I write this with approximately two and a half weeks until my departure. Sitting to my left I have a to-do list with bullets so seemingly ceaseless that I wonder if I am on my way to transcribing Moby Dick from the written word into Braille. We will have to see. That would be an awfully tedious task, however equally as tedious (albeit necessary) is the act of crossing out the aforementioned "to-do's."
The list consists primarily of rather mundane tasks, such as making photocopies of potentially important documents, purchasing and assembling a binder to house said documents, packing precisely 4-6 cardigans in my luggage like a savvy traveler (as opposed to the overly cautious traveler's 5-7!!), and other trivial things that I will bore neither you nor myself with mentioning. There's already Tylenol PM for that. Or a Larry King special. Thank god he's not on air anymore.

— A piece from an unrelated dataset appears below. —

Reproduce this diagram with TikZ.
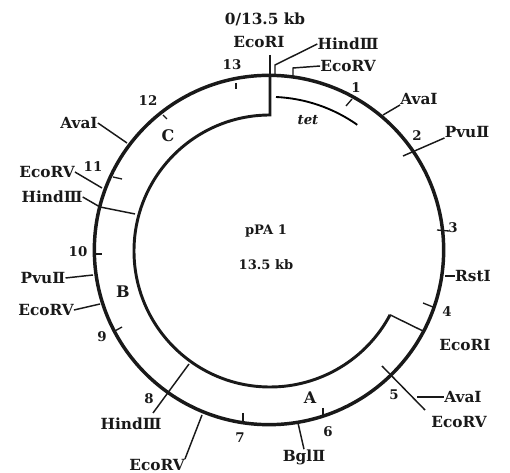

At any rate, on to more pressing things. I'm equal parts nervous as I am excited. At night, when I'm not dreaming of Granada and the fateful (and free, thanks to Andalucian law) tapas that will enter my belly, I dream of crashing cars, burning homes, tidal waves, and missing teeth. Those, according to the google god to which I pray multiple times a day, are all indicative of stress. Which I, the self-diagnosed hypochondriac, surely must have. All jokes aside, I probably have a mood disorder. All jokes aside again, unnecessary amounts of stress and an ungodly desire to always be in control are two things on which I need to work, and two things that will hopefully be serviced upon my five month stay in Spain. Courses are tentative, subsequent moods and emotions are tentative, housing is surprisingly planned but depending on how scratchy my rented sheets are may be tentative as well, and frankly, all future experiences are tentative. All throughout life (I say this as if I've half the age of an old Galapagos tortoise) I have despised ambiguity (its power on the human thought process, I suppose, is what I envy most about it) as well as the thought that most things are and should be both grey and elastic (though I am more or less a relativist), so hopefully my bones won't break upon my shift from a rigid, plan-based world to that of the formless fluidity that is la vida Español. Again, we will have to see.
Ultimately, I know that everything will be all right. Everything will always be all right, and well, it will have to be anyway because (pardon the melodramatics) death rights all things. After all, it's what people have in the back of their mind when they say "After all." On another note, I also know that I am unnecessarily nervous when I mention that death, as opposed to a taxi cab or a glass or three of sangria, is what will make everything OK. Silly, silly girl. Anyhow, the to-do list still antagonizes me with its dark blue bullets piercing at my rods and cones. Time to shut the planner. An itinerary is based on time, anyway, and what the hell do people really know about that? People try to reassure me by saying that I've got a lot of it yet also that I have so little, and frankly I find the concept of simultaneously having a lot and a little of the same thing quite confusing, so I'm going to ignore both sides of the coin and take my own advice. Which is, tentatively, to stop trying to quantify time but rather to simply start enjoying it. Could this be, dare I say it, progress?